A previously released video calls into question the credibility of a handful of SFPD officers. Public Defender Jeff Adachi released it a few weeks ago. He says it shows plainclothes officers leaving a suspected drug dealer's hotel with a laptop and camera bag -- items Adachi said were never turned in as evidence.

"When you have officers on tape possibly stealing property, that's a crime," said Adachi.

The district attorney's office has now decided to dismiss as many as 26 felony cases that involve searches by the officers seen on one of the videos and another taped back in December. Adachi said it shows officers leaving a suspect's room with an iPod, DVDs and clothes.

"The District Attorney has decided rather than to try these cases, to dismiss it because the credibility of these officers is obviously called into question," said Adachi.

The officers on video have since been removed from plain clothes narcotics duty while Internal Affairs investigates. Some are on desk duty, the rest are on regular patrol. Police union president Gary Delagnes defends the officers who he says aren't thieves.

"They're not going to steal a laptop computer that's eight years old that belongs to some speeder in the Tenderloin," said Delagnes.

Delagnes also says the fact that the District Attorney's office has dismissed the 26 or so cases, doesn't mean the officers are guilty of anything.

"As a union, we're forced to get them attorneys because there are allegations and the attorneys are obviously going to tell the cops, 'Hey, you can't comment on these cases. You're under investigation.' So of course they're going to throw the cases out," said Delagnes.

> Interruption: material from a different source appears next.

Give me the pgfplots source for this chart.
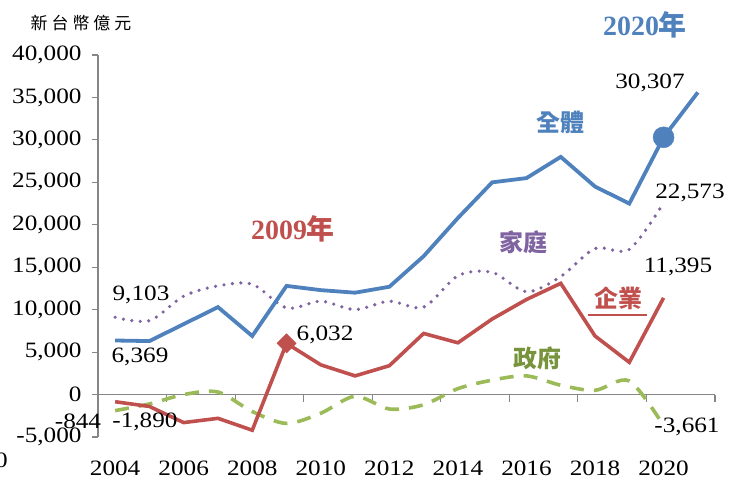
\documentclass[border=0pt]{standalone}
\usepackage{pgfplots}
\pgfplotsset{compat=1.18}
\usepackage{fontspec}
\setmainfont{Liberation Serif}
\newfontfamily\lab{Liberation Serif}[FakeStretch=1.15]
\newfontfamily\cjk{Noto Sans CJK TC}
\definecolor{cblue}{HTML}{4F81BD}
\definecolor{cred}{HTML}{C0504D}
\definecolor{cgreen}{HTML}{9BBB59}
\definecolor{cgreentxt}{HTML}{77933C}
\definecolor{cpurple}{HTML}{8064A2}
\definecolor{axisgray}{HTML}{868686}
\begin{document}
\begin{tikzpicture}[font=\lab\fontsize{22}{26}\selectfont]
\path[use as bounding box] (0bp,0bp) rectangle (739bp,-482bp);
\begin{axis}[
  at={(98bp,-437bp)}, anchor=south west,
  scale only axis, width=617bp, height=382bp,
  xmin=2003.5, xmax=2021.5, ymin=-5000, ymax=40000,
  axis lines=left,
  x axis line style={draw=none},
  y axis line style={draw=axisgray, line width=1.2bp, -},
  xtick={2004,2006,2008,2010,2012,2014,2016,2018,2020},
  xticklabels={2004,2006,2008,2010,2012,2014,2016,2018,2020},
  x tick style={draw=none},
  xticklabel style={yshift=-14bp},
  ytick={-5000,0,5000,10000,15000,20000,25000,30000,35000,40000},
  y tick style={draw=axisgray, line width=1.2bp},
  ytick pos=left,
  tick align=outside,
  major tick length=6bp,
  scaled y ticks=false,
  yticklabel style={/pgf/number format/1000 sep={,}, xshift=-7bp},
  /pgf/number format/assume math mode=true,
  clip=false,
]
\draw[axisgray, line width=1.6bp] (axis cs:2003.5,0) -- (axis cs:2021.5,0);
\draw[axisgray, line width=1.2bp] (axis cs:2005.5,0) -- ([yshift=-7bp]axis cs:2005.5,0);
\draw[axisgray, line width=1.2bp] (axis cs:2007.5,0) -- ([yshift=-7bp]axis cs:2007.5,0);
\draw[axisgray, line width=1.2bp] (axis cs:2009.5,0) -- ([yshift=-7bp]axis cs:2009.5,0);
\draw[axisgray, line width=1.2bp] (axis cs:2011.5,0) -- ([yshift=-7bp]axis cs:2011.5,0);
\draw[axisgray, line width=1.2bp] (axis cs:2013.5,0) -- ([yshift=-7bp]axis cs:2013.5,0);
\draw[axisgray, line width=1.2bp] (axis cs:2015.5,0) -- ([yshift=-7bp]axis cs:2015.5,0);
\draw[axisgray, line width=1.2bp] (axis cs:2017.5,0) -- ([yshift=-7bp]axis cs:2017.5,0);
\draw[axisgray, line width=1.2bp] (axis cs:2019.5,0) -- ([yshift=-7bp]axis cs:2019.5,0);
\draw[axisgray, line width=1.2bp] (axis cs:2021.5,0) -- ([yshift=-7bp]axis cs:2021.5,0);
% 政府
\addplot[cgreen, line width=3.6bp, dash pattern=on 14bp off 10bp, smooth, tension=0.5] coordinates {
(2004,-1890) (2005,-1100) (2006,0) (2007,300) (2008,-2000) (2009,-3400) (2010,-2200)
(2011,-200) (2012,-1700) (2013,-1200) (2014,700) (2015,1700) (2016,2200) (2017,1100)
(2018,500) (2019,1600) (2020,-3661)};
% 企業
\addplot[cred, line width=3.6bp] coordinates {
(2004,-844) (2005,-1400) (2006,-3300) (2007,-2800) (2008,-4200) (2009,6032) (2010,3500)
(2011,2200) (2012,3400) (2013,7200) (2014,6100) (2015,8900) (2016,11200) (2017,13100)
(2018,6900) (2019,3800) (2020,11395)};
% 家庭
\addplot[cpurple, line width=3.6bp, dash pattern=on 0pt off 8.5bp, line cap=round, smooth, tension=0.5] coordinates {
(2004,9103) (2005,8700) (2006,11600) (2007,12800) (2008,13000) (2009,10200) (2010,11000)
(2011,10000) (2012,11000) (2013,10300) (2014,14000) (2015,14400) (2016,12100) (2017,13900)
(2018,17200) (2019,17100) (2020,22573)};
% 全體
\addplot[cblue, line width=3.8bp] coordinates {
(2004,6369) (2005,6300) (2006,8300) (2007,10300) (2008,6900) (2009,12800) (2010,12300)
(2011,12000) (2012,12700) (2013,16300) (2014,20800) (2015,25000) (2016,25500) (2017,28000)
(2018,24500) (2019,22500) (2020,30307) (2021,35600)};
\addplot[only marks, mark=*, mark size=10.5bp, cblue] coordinates {(2020,30307)};
\addplot[only marks, mark=square*, mark size=6.8bp, mark options={rotate=45}, cred] coordinates {(2009,6032)};
\end{axis}
% annotations (pixel positions)
\node at (81bp,-23bp) {\fontsize{17}{20}\selectfont\cjk 新\hspace{4bp}台\hspace{4bp}幣\hspace{4bp}億\hspace{4bp}元};
\node[text=cblue] at (645bp,-25bp) {\rmfamily\fontsize{28}{30}\selectfont\bfseries 2020{\cjk 年}};
\node[text=cred] at (293bp,-229bp) {\rmfamily\fontsize{28}{30}\selectfont\bfseries 2009{\cjk 年}};
\node[text=cblue] at (560bp,-122bp) {\fontsize{24}{28}\selectfont\cjk\bfseries 全體};
\node[text=cpurple] at (523bp,-242bp) {\fontsize{24}{28}\selectfont\cjk\bfseries 家庭};
\node[text=cred] at (618bp,-298bp) {\fontsize{24}{28}\selectfont\cjk\bfseries 企業};
\draw[cred, line width=1.5bp] (588bp,-315bp) -- (647bp,-315bp);
\node[text=cgreentxt] at (537bp,-358bp) {\fontsize{24}{28}\selectfont\cjk\bfseries 政府};
\node at (141bp,-295bp) {9,103};
\node at (140bp,-357bp) {6,369};
\node at (78bp,-421bp) {-844};
\node at (145bp,-422bp) {-1,890};
\node at (325bp,-335bp) {6,032};
\node at (650bp,-83bp) {30,307};
\node at (690bp,-193bp) {22,573};
\node at (678bp,-267bp) {11,395};
\node at (687bp,-427bp) {-3,661};
\node[anchor=east, inner sep=0pt] at (8bp,-462bp) {-10,000};
\end{tikzpicture}
\end{document}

Adachi isn't convinced. He says his office is now reviewing over 6,000 other cases involving the officers in question.

"Our office is now reviewing over 6,000 cases involving these police officers and other officers who were involved in conducting illegal searches. So this is big, this is huge," said Adachi.

An SFPD spokesperson told ABC7 it is the department's understanding that the cases are not dismissed outright. He says they could be brought back pending the outcome of the investigation into the officers.